■ **Task statement**: Copy the data exactly; pictures stay out of the copy.
══ Given information ══
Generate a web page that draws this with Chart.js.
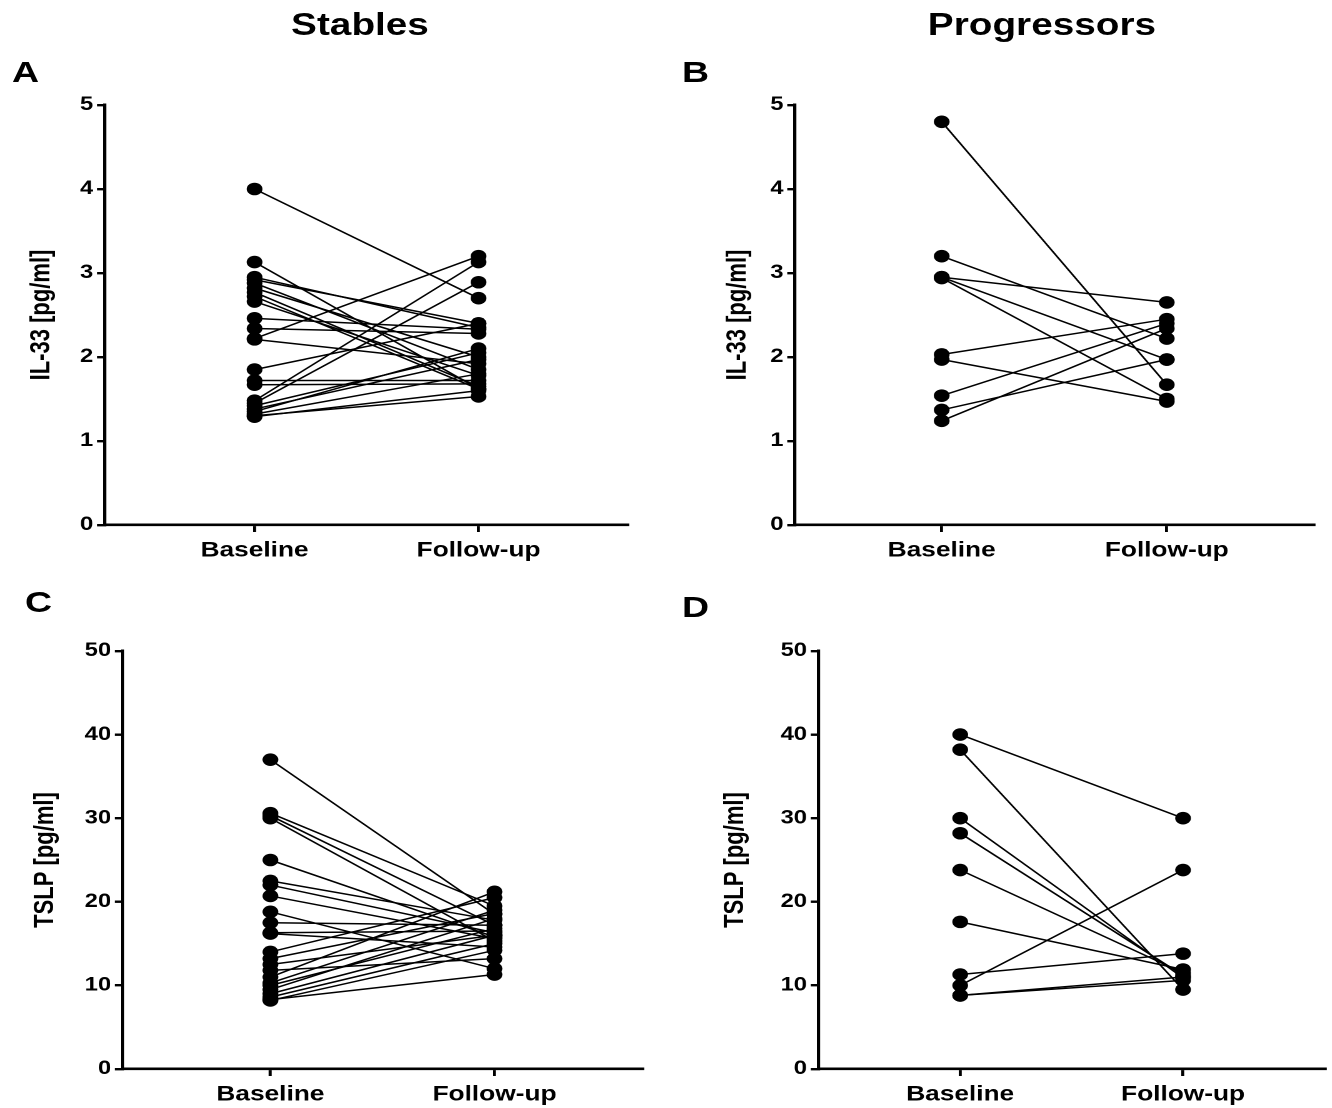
<!DOCTYPE html>
<html><head><meta charset="utf-8">
<script src="https://cdn.jsdelivr.net/npm/chart.js@4"></script>
<style>
html,body{margin:0;padding:0;background:#fff;}
#stage{position:absolute;left:0;top:0;width:1065.6px;height:1108px;transform:scaleX(1.25);transform-origin:0 0;font-family:'Liberation Sans',Arial,sans-serif;font-weight:bold;color:#000;}
.t{position:absolute;white-space:nowrap;line-height:1;}
.box{position:absolute;}
</style></head><body>
<div id="stage">
  <div class="t" style="font-size:31px;left:288px;top:9px;transform:translateX(-50%)">Stables</div>
  <div class="t" style="font-size:31px;left:833.6px;top:9px;transform:translateX(-50%)">Progressors</div>
  <div class="t" style="font-size:30px;left:9.6px;top:57px">A</div>
  <div class="t" style="font-size:30px;left:545.6px;top:57px">B</div>
  <div class="t" style="font-size:30px;left:20px;top:587px">C</div>
  <div class="t" style="font-size:30px;left:545.6px;top:592px">D</div>
  <div class="box" id="bA"><canvas id="cA"></canvas></div>
  <div class="box" id="bB"><canvas id="cB"></canvas></div>
  <div class="box" id="bC"><canvas id="cC"></canvas></div>
  <div class="box" id="bD"><canvas id="cD"></canvas></div>
</div>
<script>
const categories = ['Baseline', 'Follow-up'];
const il33Ticks = [0, 1, 2, 3, 4, 5];
const tslpTicks = [0, 10, 20, 30, 40, 50];

const il33StablesBaseline = [4.00,3.13,2.95,2.92,2.88,2.82,2.77,2.72,2.66,2.46,2.34,2.22,2.21,1.85,1.72,1.67,1.48,1.45,1.42,1.38,1.35,1.32,1.30,1.29];
const il33StablesFollowup = [2.70,1.62,2.35,2.40,1.85,2.00,1.65,1.62,1.78,2.33,2.28,3.20,1.92,2.40,1.72,1.68,3.13,2.89,2.05,1.97,2.10,1.80,1.53,1.60];

const il33ProgBaseline = [4.80,3.20,2.95,2.95,2.94,2.03,1.97,1.54,1.37,1.24];
const il33ProgFollowup = [1.67,2.22,2.65,1.97,1.50,2.45,1.47,2.40,1.97,2.34];

const tslpStablesBaseline = [37.0,30.6,30.3,30.0,25.0,22.5,22.0,20.7,18.8,17.5,16.3,16.2,14.0,13.2,12.5,11.8,11.0,10.3,10.0,9.5,9.0,8.6,8.3,8.2];
const tslpStablesFollowup = [18.5,19.5,17.2,15.3,15.8,17.8,16.3,15.6,12.0,17.2,16.5,14.6,20.5,18.6,16.0,13.2,21.2,19.0,16.8,18.0,16.0,15.0,11.3,14.2];

const tslpProgBaseline = [40.0,38.2,30.0,28.2,23.8,17.6,11.3,10.0,8.8,8.8];
const tslpProgFollowup = [30.0,9.5,10.9,11.2,11.5,11.9,13.8,23.8,11.0,10.6];

const FONT = "'Liberation Sans', Arial, sans-serif";

function makeChart(id, boxId, cfg) {
  const padTop = 15, padRight = 8, xH = 50;
  const areaH = cfg.bottom - cfg.top;
  const W = cfg.yW + cfg.areaW + padRight;
  const H = padTop + areaH + xH;
  const box = document.getElementById(boxId);
  box.style.left = (cfg.axisLeft - cfg.yW) + 'px';
  box.style.top = (cfg.top - padTop) + 'px';
  box.style.width = W + 'px';
  box.style.height = H + 'px';
  const cv = document.getElementById(id);
  cv.width = W; cv.height = H;
  cv.style.width = W + 'px'; cv.style.height = H + 'px';

  const datasets = cfg.base.map((b, i) => ({
    data: [{x: 1, y: b}, {x: 2, y: cfg.follow[i]}],
    showLine: true,
    borderColor: '#000',
    borderWidth: 1.5,
    backgroundColor: '#000',
    pointBackgroundColor: '#000',
    pointBorderWidth: 0,
    pointRadius: 6.3,
    pointHoverRadius: 6.3,
    clip: false
  }));

  new Chart(cv, {
    type: 'scatter',
    data: { datasets },
    options: {
      responsive: false,
      animation: false,
      devicePixelRatio: 2,
      events: [],
      layout: { padding: { left: 0, top: padTop, right: padRight, bottom: 0 } },
      plugins: { legend: { display: false }, tooltip: { enabled: false } },
      scales: {
        x: {
          type: 'linear',
          min: cfg.xMin, max: cfg.xMax,
          afterBuildTicks: s => { s.ticks = categories.map((c, i) => ({ value: i + 1 })); },
          afterFit: s => { s.height = xH; },
          ticks: {
            autoSkip: false,
            maxRotation: 0,
            padding: 6,
            color: '#000',
            font: { family: FONT, size: 21, weight: 'bold' },
            callback: v => categories[Math.round(v) - 1]
          },
          grid: { drawOnChartArea: false, drawTicks: true, tickLength: 7, color: '#000', lineWidth: 2.4 },
          border: { display: true, color: '#000', width: 2.6 }
        },
        y: {
          type: 'linear',
          min: cfg.ticks[0], max: cfg.ticks[cfg.ticks.length - 1],
          afterBuildTicks: s => { s.ticks = cfg.ticks.map(v => ({ value: v })); },
          afterFit: s => { s.width = cfg.yW; },
          ticks: {
            padding: 3,
            color: '#000',
            font: { family: FONT, size: 19, weight: 'bold' }
          },
          title: {
            display: true,
            text: cfg.title,
            color: '#000',
            padding: { top: 4, bottom: 4 },
            font: { family: FONT, size: 22, weight: 'bold' }
          },
          grid: { drawOnChartArea: false, drawTicks: true, tickLength: 6, color: '#000', lineWidth: 2.4 },
          border: { display: true, color: '#000', width: 2.6 }
        }
      }
    }
  });
}

makeChart('cA', 'bA', { axisLeft: 84, areaW: 418.4, top: 105, bottom: 525, yW: 67.6, xMin: 0.33, xMax: 2.665,
  ticks: il33Ticks, title: 'IL-33 [pg/ml]', base: il33StablesBaseline, follow: il33StablesFollowup });
makeChart('cB', 'bB', { axisLeft: 636, areaW: 415.2, top: 105, bottom: 525, yW: 62.8, xMin: 0.347, xMax: 2.653,
  ticks: il33Ticks, title: 'IL-33 [pg/ml]', base: il33ProgBaseline, follow: il33ProgFollowup });
makeChart('cC', 'bC', { axisLeft: 97.6, areaW: 416, top: 651, bottom: 1069, yW: 78.8, xMin: 0.34, xMax: 2.66,
  ticks: tslpTicks, title: 'TSLP [pg/ml]', base: tslpStablesBaseline, follow: tslpStablesFollowup });
makeChart('cD', 'bD', { axisLeft: 654.4, areaW: 405.7, top: 651, bottom: 1069, yW: 83.6, xMin: 0.363, xMax: 2.637,
  ticks: tslpTicks, title: 'TSLP [pg/ml]', base: tslpProgBaseline, follow: tslpProgFollowup });
</script>
</body></html>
═══
■ **Exercise output**:
Generate a web page that draws this with Chart.js.
<!DOCTYPE html>
<html><head><meta charset="utf-8">
<script src="https://cdn.jsdelivr.net/npm/chart.js@4"></script>
<style>
html,body{margin:0;padding:0;background:#fff;}
#stage{position:absolute;left:0;top:0;width:1065.6px;height:1108px;transform:scaleX(1.25);transform-origin:0 0;font-family:'Liberation Sans',Arial,sans-serif;font-weight:bold;color:#000;}
.t{position:absolute;white-space:nowrap;line-height:1;}
.box{position:absolute;}
</style></head><body>
<div id="stage">
  <div class="t" style="font-size:31px;left:288px;top:9px;transform:translateX(-50%)">Stables</div>
  <div class="t" style="font-size:31px;left:833.6px;top:9px;transform:translateX(-50%)">Progressors</div>
  <div class="t" style="font-size:30px;left:9.6px;top:57px">A</div>
  <div class="t" style="font-size:30px;left:545.6px;top:57px">B</div>
  <div class="t" style="font-size:30px;left:20px;top:587px">C</div>
  <div class="t" style="font-size:30px;left:545.6px;top:592px">D</div>
  <div class="box" id="bA"><canvas id="cA"></canvas></div>
  <div class="box" id="bB"><canvas id="cB"></canvas></div>
  <div class="box" id="bC"><canvas id="cC"></canvas></div>
  <div class="box" id="bD"><canvas id="cD"></canvas></div>
</div>
<script>
const categories = ['Baseline', 'Follow-up'];
const il33Ticks = [0, 1, 2, 3, 4, 5];
const tslpTicks = [0, 10, 20, 30, 40, 50];

const il33StablesBaseline = [4.00,3.13,2.95,2.92,2.88,2.82,2.77,2.72,2.66,2.46,2.34,2.22,2.21,1.85,1.72,1.67,1.48,1.45,1.42,1.38,1.35,1.32,1.30,1.29];
const il33StablesFollowup = [2.70,1.62,2.35,2.40,1.85,2.00,1.65,1.62,1.78,2.33,2.28,3.20,1.92,2.40,1.72,1.68,3.13,2.89,2.05,1.97,2.10,1.80,1.53,1.60];

const il33ProgBaseline = [4.80,3.20,2.95,2.95,2.94,2.03,1.97,1.54,1.37,1.24];
const il33ProgFollowup = [1.67,2.22,2.65,1.97,1.50,2.45,1.47,2.40,1.97,2.34];

const tslpStablesBaseline = [37.0,30.6,30.3,30.0,25.0,22.5,22.0,20.7,18.8,17.5,16.3,16.2,14.0,13.2,12.5,11.8,11.0,10.3,10.0,9.5,9.0,8.6,8.3,8.2];
const tslpStablesFollowup = [18.5,19.5,17.2,15.3,15.8,17.8,16.3,15.6,12.0,17.2,16.5,14.6,20.5,18.6,16.0,13.2,21.2,19.0,16.8,18.0,16.0,15.0,11.3,14.2];

const tslpProgBaseline = [40.0,38.2,30.0,28.2,23.8,17.6,11.3,10.0,8.8,8.8];
const tslpProgFollowup = [30.0,9.5,10.9,11.2,11.5,11.9,13.8,23.8,11.0,10.6];

const FONT = "'Liberation Sans', Arial, sans-serif";

function makeChart(id, boxId, cfg) {
  const padTop = 15, padRight = 8, xH = 50;
  const areaH = cfg.bottom - cfg.top;
  const W = cfg.yW + cfg.areaW + padRight;
  const H = padTop + areaH + xH;
  const box = document.getElementById(boxId);
  box.style.left = (cfg.axisLeft - cfg.yW) + 'px';
  box.style.top = (cfg.top - padTop) + 'px';
  box.style.width = W + 'px';
  box.style.height = H + 'px';
  const cv = document.getElementById(id);
  cv.width = W; cv.height = H;
  cv.style.width = W + 'px'; cv.style.height = H + 'px';

  const datasets = cfg.base.map((b, i) => ({
    data: [{x: 1, y: b}, {x: 2, y: cfg.follow[i]}],
    showLine: true,
    borderColor: '#000',
    borderWidth: 1.5,
    backgroundColor: '#000',
    pointBackgroundColor: '#000',
    pointBorderWidth: 0,
    pointRadius: 6.3,
    pointHoverRadius: 6.3,
    clip: false
  }));

  new Chart(cv, {
    type: 'scatter',
    data: { datasets },
    options: {
      responsive: false,
      animation: false,
      devicePixelRatio: 2,
      events: [],
      layout: { padding: { left: 0, top: padTop, right: padRight, bottom: 0 } },
      plugins: { legend: { display: false }, tooltip: { enabled: false } },
      scales: {
        x: {
          type: 'linear',
          min: cfg.xMin, max: cfg.xMax,
          afterBuildTicks: s => { s.ticks = categories.map((c, i) => ({ value: i + 1 })); },
          afterFit: s => { s.height = xH; },
          ticks: {
            autoSkip: false,
            maxRotation: 0,
            padding: 6,
            color: '#000',
            font: { family: FONT, size: 21, weight: 'bold' },
            callback: v => categories[Math.round(v) - 1]
          },
          grid: { drawOnChartArea: false, drawTicks: true, tickLength: 7, color: '#000', lineWidth: 2.4 },
          border: { display: true, color: '#000', width: 2.6 }
        },
        y: {
          type: 'linear',
          min: cfg.ticks[0], max: cfg.ticks[cfg.ticks.length - 1],
          afterBuildTicks: s => { s.ticks = cfg.ticks.map(v => ({ value: v })); },
          afterFit: s => { s.width = cfg.yW; },
          ticks: {
            padding: 3,
            color: '#000',
            font: { family: FONT, size: 19, weight: 'bold' }
          },
          title: {
            display: true,
            text: cfg.title,
            color: '#000',
            padding: { top: 4, bottom: 4 },
            font: { family: FONT, size: 22, weight: 'bold' }
          },
          grid: { drawOnChartArea: false, drawTicks: true, tickLength: 6, color: '#000', lineWidth: 2.4 },
          border: { display: true, color: '#000', width: 2.6 }
        }
      }
    }
  });
}

makeChart('cA', 'bA', { axisLeft: 84, areaW: 418.4, top: 105, bottom: 525, yW: 67.6, xMin: 0.33, xMax: 2.665,
  ticks: il33Ticks, title: 'IL-33 [pg/ml]', base: il33StablesBaseline, follow: il33StablesFollowup });
makeChart('cB', 'bB', { axisLeft: 636, areaW: 415.2, top: 105, bottom: 525, yW: 62.8, xMin: 0.347, xMax: 2.653,
  ticks: il33Ticks, title: 'IL-33 [pg/ml]', base: il33ProgBaseline, follow: il33ProgFollowup });
makeChart('cC', 'bC', { axisLeft: 97.6, areaW: 416, top: 651, bottom: 1069, yW: 78.8, xMin: 0.34, xMax: 2.66,
  ticks: tslpTicks, title: 'TSLP [pg/ml]', base: tslpStablesBaseline, follow: tslpStablesFollowup });
makeChart('cD', 'bD', { axisLeft: 654.4, areaW: 405.7, top: 651, bottom: 1069, yW: 83.6, xMin: 0.363, xMax: 2.637,
  ticks: tslpTicks, title: 'TSLP [pg/ml]', base: tslpProgBaseline, follow: tslpProgFollowup });
</script>
</body></html>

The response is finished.